Yesterday I had a migraine headache after spending the morning volunteering in a clothing donation sorting hall. I spent most of the afternoon crouched over the desk still doing work, massaging my forehead with my fingertips, and eating something despite the nausea.
This morning I awoke earlier than usual, feeling topsy-turvy in the middle too, and decided to take a whole sick day from work.
So on the whole I've been very carefully doing only undemanding things that don't make me feel ill, and it's been sort of nice. Lots of reading, staring at my plants and making sure they are watered; a long nap that might not be a miracle cure but still ...; hanging out with one of my brothers a little bit; watching the British archaeological TV series, eating ice cream; and playing a bit of Scott Joplin, and German dances from Beethoven, on the piano.
In the morning I even read half or so of a Chekhov short story, which has generally felt too grown-up and brooding for my mood. I've also managed to read more of a journalist's account of the 2011 uprising in Syria, No Turning Back. I'd usually read it in smaller rations because I've always felt that reading sad books when I already feel sad is not what I need except as a character-building thing. But in the context of Ukraine and the Palestinian Territories it made me reflect on how quickly the lives of civilians can be devalued in the eyes of the outside world if it's felt that 'war is always going on in those places.' For example I think even Ukraine might be an example: if I understand correctly, much concern and attention have been expended on Mariupol, Kharkiv, Kyiv and its surrounding villages, Lviv and Odesa — when other areas in Luhansk and Donetsk, maybe even Crimea, which have seen conflict since 2014 if I remember correctly, have surely suffered too in the past months.

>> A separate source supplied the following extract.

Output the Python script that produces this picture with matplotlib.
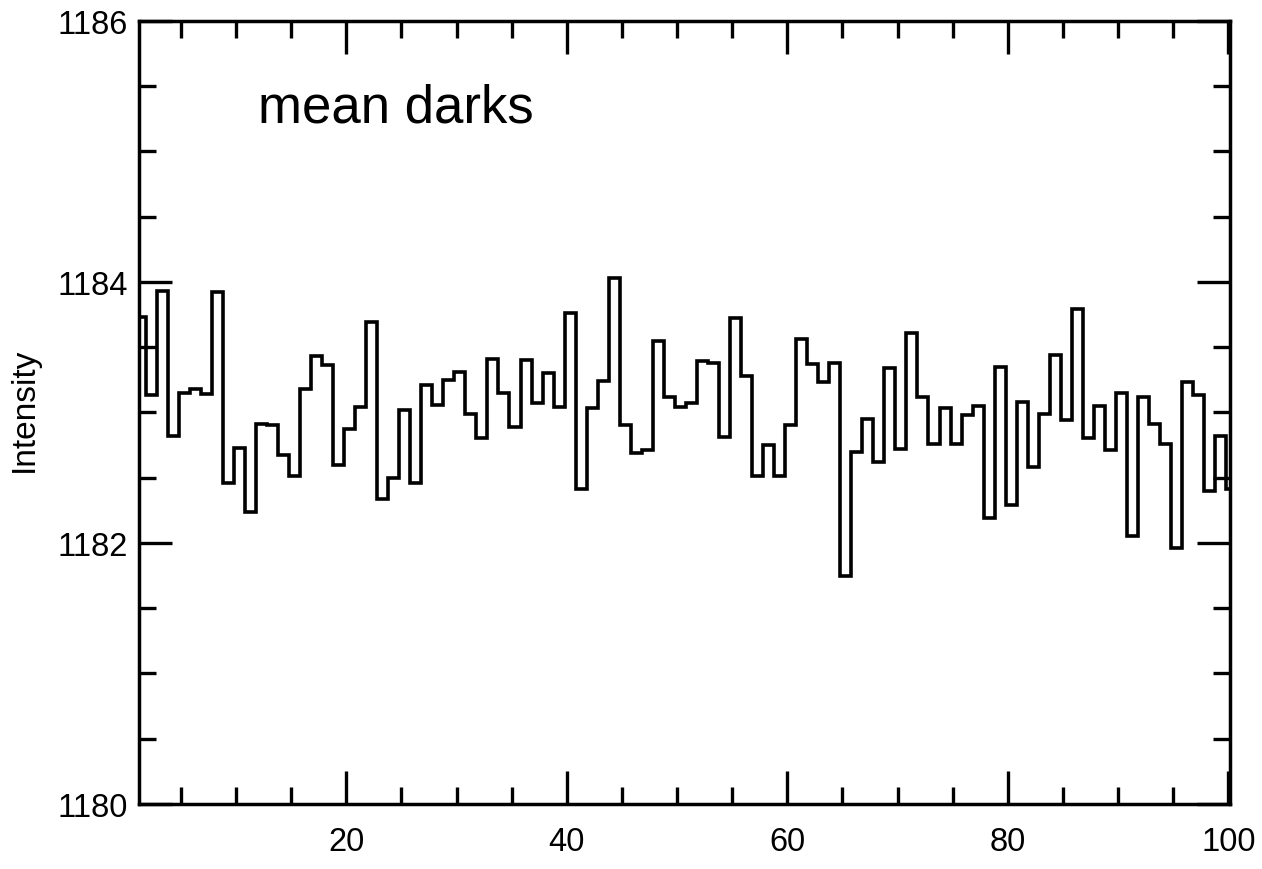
import numpy as np
import matplotlib
matplotlib.use("Agg")
import matplotlib.pyplot as plt

# ---- data (frame number -> mean dark intensity) ----
frames = np.arange(1, 101)
intensity = [
    1183.73, 1183.13, 1183.93, 1182.82, 1183.15, 1183.18, 1183.14, 1183.92, 1182.46, 1182.73,
    1182.24, 1182.91, 1182.90, 1182.67, 1182.51, 1183.18, 1183.43, 1183.36, 1182.60, 1182.87,
    1183.04, 1183.69, 1182.34, 1182.50, 1183.02, 1182.46, 1183.21, 1183.06, 1183.25, 1183.31,
    1182.99, 1182.80, 1183.41, 1183.15, 1182.89, 1183.40, 1183.07, 1183.30, 1183.04, 1183.76,
    1182.41, 1183.03, 1183.24, 1184.03, 1182.90, 1182.69, 1182.71, 1183.55, 1183.12, 1183.04,
    1183.07, 1183.39, 1183.38, 1182.81, 1183.72, 1183.28, 1182.51, 1182.75, 1182.51, 1182.90,
    1183.56, 1183.37, 1183.23, 1183.38, 1181.75, 1182.70, 1182.95, 1182.62, 1183.34, 1182.72,
    1183.61, 1183.12, 1182.76, 1183.03, 1182.76, 1182.98, 1183.05, 1182.19, 1183.35, 1182.29,
    1183.08, 1182.58, 1182.99, 1183.44, 1182.94, 1183.79, 1182.80, 1183.05, 1182.71, 1183.15,
    1182.05, 1183.12, 1182.91, 1182.76, 1181.96, 1183.23, 1183.13, 1182.40, 1182.82, 1182.41,
]
x_major_ticks = [20, 40, 60, 80, 100]
y_major_ticks = [1180, 1182, 1184, 1186]
title_text = "mean darks"
y_label = "Intensity"

# ---- figure ----
plt.rcParams["font.family"] = ["Liberation Sans", "DejaVu Sans"]
fig = plt.figure(figsize=(12.62, 8.70), dpi=100)
ax = fig.add_axes([0.1104, 0.0747, 0.8643, 0.9003])

edges = np.append(frames - 0.2, frames[-1] + 0.8)
ax.stairs(intensity, edges, color="black", linewidth=2.6, baseline=None)

ax.set_xlim(1.23, 100.15)
ax.set_ylim(1180, 1186)
ax.set_xticks(x_major_ticks)
ax.set_xticks(np.arange(5, 101, 5), minor=True)
ax.set_yticks(y_major_ticks)
ax.set_yticks(np.arange(1180, 1186.01, 0.5), minor=True)

for s in ax.spines.values():
    s.set_linewidth(2.5)

ax.tick_params(which="both", direction="in", top=True, right=True, width=2.4, colors="black")
ax.tick_params(which="major", length=23.5, labelsize=23.5)
ax.tick_params(which="minor", length=12.5)
ax.tick_params(axis="x", which="major", pad=16)
ax.tick_params(axis="y", which="major", pad=8)

ax.set_ylabel(y_label, fontsize=24, va="center")
ax.yaxis.set_label_coords(-0.1057, 0.504)

ax.text(12.0, 1185.23, title_text, fontsize=38, va="baseline", ha="left")

fig.savefig("out.png", dpi=100)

It has been too dry this spring, and even today the mixture of sun and dark thunderclouds didn't bring forth much rain. But the oak leaves outdoors are growing greenly, my new nasturtium seedling indoors seems to be rising in height an inch per day, and whenever I have gone out it's been lovely to see the columbines and early roses and many, many other flowers at the roadsides and in the plant beds.